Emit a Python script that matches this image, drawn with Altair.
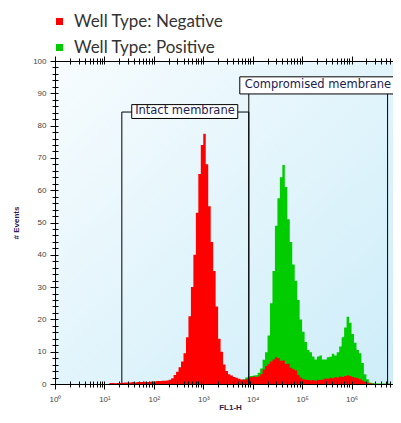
import altair as alt
import pandas as pd

# ---------------- data ----------------
BIN_WIDTH_DECADES = 0.05
BIN_START_DECADE = [round(i * BIN_WIDTH_DECADES, 2) for i in range(140)]  # 10^0 .. 10^7

NEGATIVE_COUNTS = (
    [0.0] * 22
    + [0.3, 0.3, 0.2, 0.3, 0.3, 0.4, 0.5, 0.5, 0.5, 0.6,
       0.5, 0.6, 0.6, 0.6, 0.7, 0.6, 0.7, 0.8, 0.8, 0.9,
       0.9, 1.0, 1.0, 1.1, 1.3, 1.8, 2.8, 3.8, 5.2, 7.0,
       9.5, 14.5, 21, 30, 40, 53, 65, 74, 77.5, 68,
       55, 44, 35, 24, 14, 10, 6, 4, 3.0, 2.6,
       2.2, 1.9, 1.6, 1.4, 1.3, 1.5, 1.8, 2.2, 2.3, 2.2,
       2.3, 3.0, 4.5, 5.6, 6.2, 7.0, 7.6, 8.3, 8.0, 7.2,
       7.3, 6.2, 6.3, 5.0, 4.6, 4.2, 2.8, 2.0, 1.5, 1.3,
       1.2, 1.1, 1.2, 1.0, 1.3, 1.2, 1.4, 1.7, 1.6, 1.9,
       1.8, 2.1, 2.0, 2.3, 2.2, 2.5, 2.7, 2.5, 2.2, 2.0,
       1.8, 1.5, 1.1, 0.7, 0.4, 0.2, 0.1]
    + [0.0] * 11
)

POSITIVE_COUNTS = (
    [0.0] * 70
    + [0.5, 0.5, 0.5, 0.5, 0.5, 0.5, 1.5, 2.0, 2.3, 2.5,
       2.6, 2.7, 3.5, 4.8, 7.5, 9.8, 15, 25, 35, 49,
       57.5, 64, 67.8, 61, 51, 44, 37, 32, 26, 20,
       16.2, 13, 10.5, 9.8, 8.5, 7.6, 8.5, 8.8, 7.6, 7.6,
       8.3, 8.4, 9.4, 8.8, 9.8, 11.6, 14.5, 17.5, 20.8, 19,
       15.5, 12.8, 10.5, 9.5, 6.5, 3.0, 1.5, 0.5, 0.3, 0.2,
       0.15, 0.15, 0.15, 0.15, 0.15, 0.15]
    + [0.0] * 4
)

WELL_TYPES = ["Negative", "Positive"]
WELL_COLORS = ["#ff0000", "#00cc00"]

# gates (FL1-H boundaries and gate level in # Events)
GATE_NAMES = ["Intact membrane", "Compromised membrane"]
GATE_LO = [22.5, 8340]
GATE_HI = [8340, 5.36e6]
GATE_LEVEL = [84.2, 92.5]
# label boxes
BOX_X_LO = [35.7, 5480]
BOX_X_HI = [4990, 9.2e6]
BOX_Y_LO = [82.2, 89.8]
BOX_Y_HI = [86.5, 95.1]
LABEL_X = [426, 2.09e5]
LABEL_Y = [84.4, 92.45]

# the reference is cropped just short of 10^7 on the right
X_DOMAIN = [1, 6.9e6]
Y_DOMAIN = [0, 100]
X_MAJOR = [1, 10, 100, 1000, 10000, 100000, 1000000]
X_SUPERSCRIPTS = ["⁰", "¹", "²", "³", "⁴", "⁵", "⁶"]

# ---------------- tables ----------------
def series_points(name, counts):
    pts = [{"type": name, "x": 10 ** d, "count": c}
           for d, c in zip(BIN_START_DECADE, counts)]
    last = BIN_START_DECADE[-1] + BIN_WIDTH_DECADES
    pts.append({"type": name, "x": 10 ** last, "count": 0.0})
    return pd.DataFrame(pts)

pos_df = series_points("Positive", POSITIVE_COUNTS)
neg_df = series_points("Negative", NEGATIVE_COUNTS)

gates_v = pd.DataFrame({
    "x": GATE_LO + GATE_HI,
    "top": GATE_LEVEL + GATE_LEVEL,
    "bottom": [0, 0, 0, 0],
})
gates_h = pd.DataFrame({"lo": GATE_LO, "hi": GATE_HI, "y": GATE_LEVEL})
boxes = pd.DataFrame({"x0": BOX_X_LO, "x1": BOX_X_HI, "y0": BOX_Y_LO,
                      "y1": BOX_Y_HI, "tx": LABEL_X, "ty": LABEL_Y,
                      "name": GATE_NAMES})
bg = pd.DataFrame({"x0": [X_DOMAIN[0]], "x1": [X_DOMAIN[1]],
                   "y0": [Y_DOMAIN[0]], "y1": [Y_DOMAIN[1]]})

X_SCALE = alt.Scale(type="log", domain=X_DOMAIN, nice=False)
Y_SCALE = alt.Scale(domain=Y_DOMAIN, nice=False, zero=True)

x_minor = [k * 10 ** p for p in range(7) for k in range(2, 10)
           if k * 10 ** p <= X_DOMAIN[1]]
x_ticks = X_MAJOR + x_minor
major_test = f"indexof({X_MAJOR}, datum.value) >= 0"
x_label_expr = (f"{major_test} ? '10' + {X_SUPERSCRIPTS}"
                f"[indexof({X_MAJOR}, datum.value)] : ''")
y_ticks = list(range(0, 101, 2))
y_major_test = "datum.value % 10 == 0"

AXIS_COMMON = dict(domainColor="#000000", tickColor="#000000", domainWidth=1,
                   tickWidth=1, grid=False, zindex=2, labelOverlap=False,
                   labelFlush=False)
INWARD = dict(tickColor="#000000", tickWidth=1, grid=False, zindex=2,
              domain=False, labels=False, title=None)

x_axis_bottom = alt.Axis(
    orient="bottom", values=x_ticks, labelExpr=x_label_expr,
    tickSize={"condition": {"test": major_test, "value": 5}, "value": 3},
    labelFont="Liberation Sans", labelFontSize=8, labelColor="#444444",
    labelPadding=6, title="FL1-H", titleFont="Liberation Sans",
    titleFontSize=8, titleFontWeight="bold", titleColor="#2b2250",
    titleY=19, titleX=175, titleBaseline="top", **AXIS_COMMON)
y_axis_left = alt.Axis(
    orient="left", values=y_ticks,
    labelExpr=f"{y_major_test} ? datum.label : ''",
    tickSize={"condition": {"test": y_major_test, "value": 5}, "value": 3},
    labelFont="Liberation Sans", labelFontSize=8, labelColor="#444444",
    labelPadding=4, title="# Events", titleFont="Liberation Sans",
    titleFontSize=8, titleFontWeight="bold", titleColor="#2b2250",
    titlePadding=12, **AXIS_COMMON)
x_axis_top = alt.Axis(
    orient="top", values=x_ticks, labels=False, title=None,
    tickSize={"condition": {"test": major_test, "value": 5}, "value": 3},
    **AXIS_COMMON)
# inward halves of the crossing ticks
x_axis_bottom_in = alt.Axis(orient="bottom", values=x_ticks, offset=-3,
                            tickSize=3, **INWARD)
y_axis_left_in = alt.Axis(orient="left", values=y_ticks, offset=-3,
                          tickSize=3, **INWARD)
x_axis_top_in = alt.Axis(orient="top", values=x_ticks, offset=-3,
                         tickSize=3, **INWARD)

LEGEND = alt.Legend(
    title=None, orient="none", legendX=-4, legendY=-48,
    symbolType="square", symbolSize=49, symbolStrokeWidth=0,
    labelFont="Lato", labelFontSize=17, labelColor="#333333",
    labelOffset=6, rowPadding=8, padding=0,
    labelExpr="'Well Type: ' + datum.label",
)
COLOR = alt.Color("type:N",
                  scale=alt.Scale(domain=WELL_TYPES, range=WELL_COLORS),
                  legend=LEGEND)

background = alt.Chart(bg).mark_rect(
    fill=alt.Gradient(gradient="linear", x1=0, y1=0, x2=1, y2=1,
                      stops=[alt.GradientStop(color="#f7fcfe", offset=0),
                             alt.GradientStop(color="#cdedf9", offset=1)])
).encode(
    x=alt.X("x0:Q", scale=X_SCALE, axis=x_axis_top),
    x2="x1:Q",
    y=alt.Y("y0:Q", scale=Y_SCALE, axis=None),
    y2="y1:Q",
)

positive_area = alt.Chart(pos_df).mark_area(interpolate="step-after").encode(
    x=alt.X("x:Q", scale=X_SCALE, axis=x_axis_bottom),
    y=alt.Y("count:Q", scale=Y_SCALE, axis=y_axis_left, stack=None),
    color=COLOR,
)
negative_area = alt.Chart(neg_df).mark_area(interpolate="step-after").encode(
    x=alt.X("x:Q", scale=X_SCALE, axis=None),
    y=alt.Y("count:Q", scale=Y_SCALE, axis=None, stack=None),
    color=COLOR,
)

gate_vertical = alt.Chart(gates_v).mark_rule(color="#000000", strokeWidth=1).encode(
    x=alt.X("x:Q", scale=X_SCALE, axis=x_axis_bottom_in),
    y=alt.Y("bottom:Q", scale=Y_SCALE, axis=y_axis_left_in),
    y2="top:Q",
)
gate_horizontal = alt.Chart(gates_h).mark_rule(color="#000000", strokeWidth=1).encode(
    x=alt.X("lo:Q", scale=X_SCALE, axis=x_axis_top_in),
    x2="hi:Q",
    y=alt.Y("y:Q", scale=Y_SCALE, axis=None),
)
gate_boxes = alt.Chart(boxes).mark_rect(
    fill="#ffffff", stroke="#000000", strokeWidth=1
).encode(
    x=alt.X("x0:Q", scale=X_SCALE, axis=None),
    x2="x1:Q",
    y=alt.Y("y0:Q", scale=Y_SCALE, axis=None),
    y2="y1:Q",
)
gate_labels = alt.Chart(boxes).mark_text(
    font="DejaVu Sans", fontSize=11.5, color="#202050", baseline="middle",
    align="center"
).encode(
    x=alt.X("tx:Q", scale=X_SCALE, axis=None),
    y=alt.Y("ty:Q", scale=Y_SCALE, axis=None),
    text="name:N",
)

chart = alt.layer(
    background, positive_area, negative_area, gate_vertical, gate_horizontal,
    gate_boxes, gate_labels
).resolve_axis(
    x="independent", y="independent"
).properties(
    width=338, height=323,
    autosize=alt.AutoSizeParams(type="none"),
    padding={"left": 47, "top": 53, "right": 0, "bottom": 29},
).configure_view(stroke=None)

chart.save("out.html", embed_options={"renderer": "svg", "actions": False})
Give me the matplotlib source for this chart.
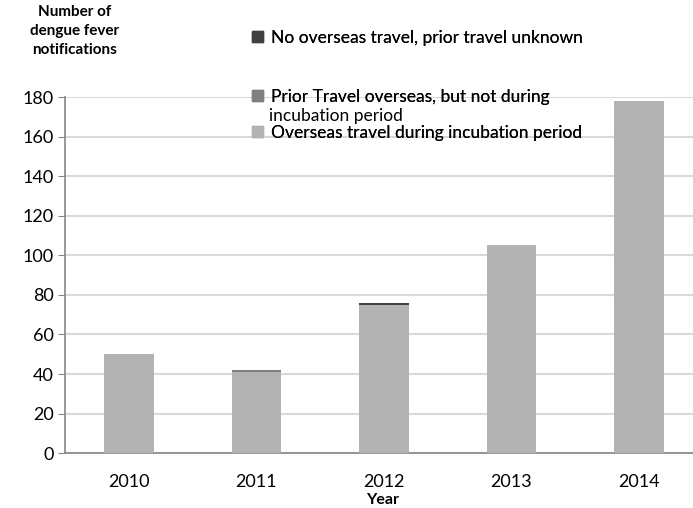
import numpy as np
import matplotlib
matplotlib.use("Agg")
from matplotlib import pyplot as plt
from matplotlib.patches import Patch

plt.rcParams['font.family'] = ['Lato', 'DejaVu Sans']

years = ['2010', '2011', '2012', '2013', '2014']
overseas_incubation = [50, 41, 75, 105, 178]
prior_travel = [0, 1, 0, 0, 0]
no_overseas = [0, 0, 1, 0, 0]

labels = ['No overseas travel, prior travel unknown',
          'Prior Travel overseas, but not during',
          'Overseas travel during incubation period']
colors = ['#404040', '#7f7f7f', '#b3b3b3']

fig = plt.figure(figsize=(6.93, 5.08), dpi=100)
ax = fig.add_axes([0.094, 0.108, 0.92, 0.701])

x = np.arange(len(years))
w = 0.39
b1 = np.array(overseas_incubation)
b2 = b1 + np.array(prior_travel)
ax.bar(x, overseas_incubation, w, color=colors[2], zorder=3)
ax.bar(x, prior_travel, w, bottom=b1, color=colors[1], zorder=3)
ax.bar(x, no_overseas, w, bottom=b2, color=colors[0], zorder=3)

ax.set_xlim(-0.5, 4.5)
ax.set_ylim(0, 180)
ax.set_yticks(range(0, 181, 20))
ax.set_xticks(x)
ax.set_xticklabels(years)
ax.tick_params(axis='x', length=0, pad=15, labelsize=13)
ax.tick_params(axis='y', length=5, color='#868686', labelsize=13, pad=3)
ax.yaxis.grid(True, color='#d9d9d9', linewidth=1.5, zorder=0)
for s in ['top', 'right']:
    ax.spines[s].set_visible(False)
ax.spines['left'].set_color('#868686')
ax.spines['bottom'].set_color('#868686')
ax.spines['left'].set_linewidth(1.2)
ax.spines['bottom'].set_linewidth(1.2)

fig.text(0.5525, 0.029, 'Year', ha='center', va='top', fontsize=11.5, fontweight='bold')
fig.text(0.108, 0.939, 'Number of\ndengue fever\nnotifications', ha='center', va='center',
         fontsize=11, fontweight='bold', linespacing=1.45)

# legend entries, placed one by one like the original layout
positions = [0.925, 0.809, 0.738]
for lab, col, ypos in zip(labels, colors, positions):
    leg = fig.legend(handles=[Patch(color=col)], labels=[lab], loc='center left',
                     bbox_to_anchor=(0.364, ypos), frameon=False, fontsize=12.5,
                     handlelength=0.6, handleheight=0.6, handletextpad=0.5,
                     borderpad=0, borderaxespad=0)
    fig.add_artist(leg)
fig.text(0.388, 0.772, 'incubation period', ha='left', va='center', fontsize=12.5)

fig.savefig('out.png', dpi=100)
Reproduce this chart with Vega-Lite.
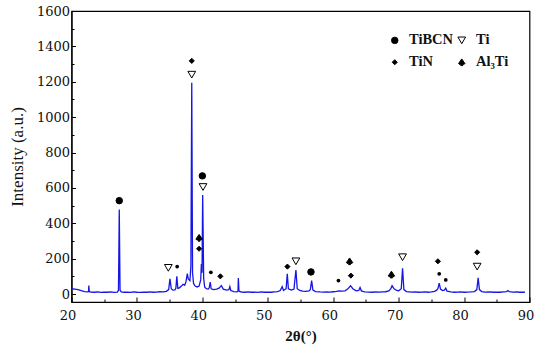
{
  "$schema": "https://vega.github.io/schema/vega-lite/v6.json",
  "width": 458,
  "height": 291,
  "autosize": {"type": "none"},
  "padding": {"left": 71.5, "top": 11, "right": 20.5, "bottom": 49},
  "background": "white",
  "config": {
    "font": "Liberation Serif",
    "view": {"stroke": "black", "strokeWidth": 1.2},
    "axis": {"domainColor": "black", "tickColor": "black", "labelColor": "#111", "titleColor": "#111", "labelFont": "DejaVu Serif", "titleFont": "Liberation Serif", "grid": false}
  },
  "datasets": {
    "xrd": [
      {"x": 20.0, "y": 30}, {"x": 20.5, "y": 28}, {"x": 21.0, "y": 25}, {"x": 21.5, "y": 19}, {"x": 22.0, "y": 14},
      {"x": 22.5, "y": 12}, {"x": 22.6, "y": 14}, {"x": 22.65, "y": 48}, {"x": 22.72, "y": 13}, {"x": 23.0, "y": 11},
      {"x": 23.5, "y": 10}, {"x": 24.0, "y": 12}, {"x": 24.5, "y": 9}, {"x": 25.0, "y": 11}, {"x": 25.5, "y": 10},
      {"x": 26.0, "y": 12}, {"x": 26.5, "y": 9}, {"x": 27.0, "y": 11}, {"x": 27.18, "y": 20}, {"x": 27.3, "y": 478},
      {"x": 27.42, "y": 22}, {"x": 27.6, "y": 12}, {"x": 28.0, "y": 10}, {"x": 28.5, "y": 11}, {"x": 29.0, "y": 9},
      {"x": 29.5, "y": 12}, {"x": 30.0, "y": 10}, {"x": 30.5, "y": 9}, {"x": 31.0, "y": 11}, {"x": 31.5, "y": 10},
      {"x": 32.0, "y": 12}, {"x": 32.5, "y": 10}, {"x": 33.0, "y": 11}, {"x": 33.5, "y": 13}, {"x": 34.0, "y": 12},
      {"x": 34.5, "y": 15}, {"x": 34.85, "y": 25}, {"x": 35.05, "y": 86}, {"x": 35.25, "y": 30}, {"x": 35.5, "y": 22},
      {"x": 35.8, "y": 24}, {"x": 35.95, "y": 32}, {"x": 36.1, "y": 100}, {"x": 36.25, "y": 32}, {"x": 36.5, "y": 35},
      {"x": 36.8, "y": 45}, {"x": 37.06, "y": 55}, {"x": 37.3, "y": 50}, {"x": 37.5, "y": 70}, {"x": 37.7, "y": 115},
      {"x": 37.85, "y": 85}, {"x": 38.1, "y": 75}, {"x": 38.25, "y": 160}, {"x": 38.38, "y": 1195}, {"x": 38.5, "y": 120},
      {"x": 38.65, "y": 60}, {"x": 38.9, "y": 45}, {"x": 39.2, "y": 40}, {"x": 39.5, "y": 45}, {"x": 39.75, "y": 80},
      {"x": 39.85, "y": 170}, {"x": 39.95, "y": 120}, {"x": 40.05, "y": 560}, {"x": 40.2, "y": 90}, {"x": 40.35, "y": 40},
      {"x": 40.6, "y": 30}, {"x": 40.9, "y": 28}, {"x": 41.05, "y": 35}, {"x": 41.2, "y": 67}, {"x": 41.35, "y": 30},
      {"x": 41.7, "y": 25}, {"x": 42.2, "y": 28}, {"x": 42.6, "y": 35}, {"x": 42.9, "y": 48}, {"x": 43.2, "y": 28},
      {"x": 43.7, "y": 22}, {"x": 44.05, "y": 25}, {"x": 44.2, "y": 42}, {"x": 44.35, "y": 20}, {"x": 44.8, "y": 14},
      {"x": 45.3, "y": 12}, {"x": 45.45, "y": 18}, {"x": 45.5, "y": 90}, {"x": 45.6, "y": 16}, {"x": 46.0, "y": 11},
      {"x": 46.5, "y": 10}, {"x": 47.0, "y": 12}, {"x": 47.5, "y": 10}, {"x": 48.0, "y": 11}, {"x": 48.5, "y": 9},
      {"x": 49.0, "y": 12}, {"x": 49.5, "y": 10}, {"x": 50.0, "y": 11}, {"x": 50.5, "y": 10}, {"x": 51.0, "y": 12},
      {"x": 51.5, "y": 14}, {"x": 51.9, "y": 20}, {"x": 52.2, "y": 42}, {"x": 52.4, "y": 20}, {"x": 52.8, "y": 30},
      {"x": 52.98, "y": 114}, {"x": 53.15, "y": 30}, {"x": 53.6, "y": 22}, {"x": 54.0, "y": 28}, {"x": 54.3, "y": 136},
      {"x": 54.5, "y": 30}, {"x": 54.9, "y": 20}, {"x": 55.3, "y": 16}, {"x": 55.8, "y": 15}, {"x": 56.3, "y": 18},
      {"x": 56.5, "y": 25}, {"x": 56.7, "y": 76}, {"x": 56.9, "y": 22}, {"x": 57.3, "y": 14}, {"x": 58.0, "y": 12},
      {"x": 58.5, "y": 11}, {"x": 59.0, "y": 12}, {"x": 59.5, "y": 11}, {"x": 60.0, "y": 13}, {"x": 60.5, "y": 15},
      {"x": 60.9, "y": 18}, {"x": 61.3, "y": 16}, {"x": 61.8, "y": 18}, {"x": 62.2, "y": 28}, {"x": 62.65, "y": 47},
      {"x": 63.0, "y": 30}, {"x": 63.5, "y": 18}, {"x": 63.9, "y": 20}, {"x": 64.1, "y": 37}, {"x": 64.3, "y": 18},
      {"x": 64.8, "y": 12}, {"x": 65.5, "y": 11}, {"x": 66.0, "y": 10}, {"x": 66.5, "y": 12}, {"x": 67.0, "y": 11},
      {"x": 67.5, "y": 12}, {"x": 68.0, "y": 13}, {"x": 68.5, "y": 18}, {"x": 68.8, "y": 30}, {"x": 69.0, "y": 47},
      {"x": 69.3, "y": 30}, {"x": 69.7, "y": 20}, {"x": 70.0, "y": 18}, {"x": 70.4, "y": 30}, {"x": 70.6, "y": 146},
      {"x": 70.8, "y": 25}, {"x": 71.2, "y": 14}, {"x": 72.0, "y": 11}, {"x": 72.5, "y": 12}, {"x": 73.0, "y": 10},
      {"x": 73.5, "y": 11}, {"x": 74.0, "y": 12}, {"x": 74.5, "y": 10}, {"x": 75.0, "y": 12}, {"x": 75.5, "y": 15},
      {"x": 75.8, "y": 22}, {"x": 76.0, "y": 30}, {"x": 76.2, "y": 62}, {"x": 76.4, "y": 28}, {"x": 76.7, "y": 20},
      {"x": 77.0, "y": 22}, {"x": 77.2, "y": 33}, {"x": 77.4, "y": 16}, {"x": 78.0, "y": 12}, {"x": 78.5, "y": 10},
      {"x": 79.0, "y": 11}, {"x": 79.5, "y": 12}, {"x": 80.0, "y": 10}, {"x": 80.5, "y": 11}, {"x": 81.0, "y": 12},
      {"x": 81.6, "y": 14}, {"x": 81.95, "y": 25}, {"x": 82.15, "y": 91}, {"x": 82.35, "y": 25}, {"x": 82.7, "y": 14},
      {"x": 83.2, "y": 11}, {"x": 84.0, "y": 12}, {"x": 84.5, "y": 10}, {"x": 85.0, "y": 11}, {"x": 85.5, "y": 10},
      {"x": 86.0, "y": 12}, {"x": 86.5, "y": 14}, {"x": 86.7, "y": 20}, {"x": 86.9, "y": 13}, {"x": 87.5, "y": 11},
      {"x": 88.0, "y": 12}, {"x": 88.5, "y": 10}, {"x": 89.0, "y": 11}, {"x": 89.3, "y": 10}
    ],
    "markers": [
      {"x": 27.3, "y": 528, "phase": "TiBCN", "weak": false},
      {"x": 34.8, "y": 148, "phase": "Ti", "weak": false},
      {"x": 36.15, "y": 155, "phase": "TiBCN", "weak": true},
      {"x": 38.38, "y": 1318, "phase": "TiN", "weak": false},
      {"x": 38.38, "y": 1240, "phase": "Ti", "weak": false},
      {"x": 39.5, "y": 318, "phase": "Al₃Ti", "weak": false},
      {"x": 39.5, "y": 256, "phase": "TiN", "weak": false},
      {"x": 40.0, "y": 668, "phase": "TiBCN", "weak": false},
      {"x": 40.1, "y": 605, "phase": "Ti", "weak": false},
      {"x": 41.3, "y": 123, "phase": "TiBCN", "weak": true},
      {"x": 42.75, "y": 100, "phase": "TiN", "weak": false},
      {"x": 53.0, "y": 155, "phase": "TiN", "weak": false},
      {"x": 54.3, "y": 185, "phase": "Ti", "weak": false},
      {"x": 56.6, "y": 125, "phase": "TiBCN", "weak": false},
      {"x": 60.8, "y": 76, "phase": "TiBCN", "weak": true},
      {"x": 62.5, "y": 185, "phase": "Al₃Ti", "weak": false},
      {"x": 62.7, "y": 104, "phase": "TiN", "weak": false},
      {"x": 68.9, "y": 110, "phase": "Al₃Ti", "weak": false},
      {"x": 70.6, "y": 208, "phase": "Ti", "weak": false},
      {"x": 76.0, "y": 185, "phase": "TiN", "weak": false},
      {"x": 76.2, "y": 114, "phase": "TiBCN", "weak": true},
      {"x": 77.2, "y": 80, "phase": "TiBCN", "weak": true},
      {"x": 82.0, "y": 236, "phase": "TiN", "weak": false},
      {"x": 82.0, "y": 155, "phase": "Ti", "weak": false}
    ]
  },
  "encoding": {
    "x": {
      "field": "x", "type": "quantitative",
      "scale": {"domain": [20, 90], "nice": false, "zero": false},
      "axis": {
        "title": "2θ(°)", "titleFontSize": 15, "titleFontWeight": "bold", "titlePadding": 6,
        "values": [20, 25, 30, 35, 40, 45, 50, 55, 60, 65, 70, 75, 80, 85, 90],
        "labelExpr": "datum.value % 10 === 0 ? datum.label : ''",
        "labelFontSize": 13, "labelPadding": 12, "labelFlush": false, "labelOffset": -4,
        "tickSize": {"condition": {"test": "datum.value % 10 === 0", "value": -5}, "value": -3},
        "domainWidth": 1.2
      }
    },
    "y": {
      "field": "y", "type": "quantitative",
      "scale": {"domain": [-45, 1600], "nice": false, "zero": false},
      "axis": {
        "title": "Intensity (a.u.)", "titleFontSize": 17, "titleFontWeight": "normal", "titlePadding": 10,
        "values": [0, 100, 200, 300, 400, 500, 600, 700, 800, 900, 1000, 1100, 1200, 1300, 1400, 1500, 1600],
        "labelExpr": "datum.value % 200 === 0 ? datum.value : ''",
        "labelFontSize": 13, "labelPadding": 6,
        "tickSize": {"condition": {"test": "datum.value % 200 === 0", "value": -4}, "value": -2.5},
        "domainWidth": 1.2
      }
    }
  },
  "layer": [
    {
      "data": {"name": "xrd"},
      "mark": {"type": "line", "color": "#1515e6", "strokeWidth": 1.3, "clip": true}
    },
    {
      "data": {"name": "markers"},
      "transform": [{"filter": "!datum.weak"}],
      "mark": {"type": "point", "filled": true, "stroke": "black", "strokeWidth": 1, "opacity": 1},
      "encoding": {
        "shape": {
          "field": "phase", "type": "nominal",
          "scale": {
            "domain": ["TiBCN", "TiN", "Ti", "Al₃Ti"],
            "range": ["circle", "diamond", "triangle-down", "M0,-1L0.95,0.4C0.75,0.75 0.3,0.7 0.12,0.5L0.3,1L-0.3,1L-0.12,0.5C-0.3,0.7 -0.75,0.75 -0.95,0.4Z"]
          },
          "legend": {
            "title": null, "orient": "none", "legendX": 316, "legendY": 22, "columns": 2,
            "labelFontSize": 14.5, "labelFontWeight": "bold", "labelFont": "Liberation Serif", "labelColor": "#111",
            "columnPadding": 1, "rowPadding": 7, "labelOffset": 7, "padding": 0,
            "symbolStrokeColor": "black", "symbolStrokeWidth": 1
          }
        },
        "fill": {
          "field": "phase", "type": "nominal",
          "scale": {"domain": ["TiBCN", "TiN", "Ti", "Al₃Ti"], "range": ["black", "black", "white", "black"]}
        },
        "size": {
          "field": "phase", "type": "nominal",
          "scale": {"type": "ordinal", "domain": ["TiBCN", "TiN", "Ti", "Al₃Ti"], "range": [42, 26, 60, 45]}
        }
      }
    },
    {
      "data": {"name": "markers"},
      "transform": [{"filter": "datum.weak"}],
      "mark": {"type": "circle", "color": "black", "size": 14, "opacity": 1}
    }
  ]
}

EXERCISE
Your first line is the one with "Give me the matplotlib source for this chart.", and your last is the one with "ax = fig.add_axes([0.094, 0.108, 0.92, 0.701])". Copy those and every line between them exactly, without any pictures.

TASK RESPONSE
Give me the matplotlib source for this chart.
import numpy as np
import matplotlib
matplotlib.use("Agg")
from matplotlib import pyplot as plt
from matplotlib.patches import Patch

plt.rcParams['font.family'] = ['Lato', 'DejaVu Sans']

years = ['2010', '2011', '2012', '2013', '2014']
overseas_incubation = [50, 41, 75, 105, 178]
prior_travel = [0, 1, 0, 0, 0]
no_overseas = [0, 0, 1, 0, 0]

labels = ['No overseas travel, prior travel unknown',
          'Prior Travel overseas, but not during',
          'Overseas travel during incubation period']
colors = ['#404040', '#7f7f7f', '#b3b3b3']

fig = plt.figure(figsize=(6.93, 5.08), dpi=100)
ax = fig.add_axes([0.094, 0.108, 0.92, 0.701])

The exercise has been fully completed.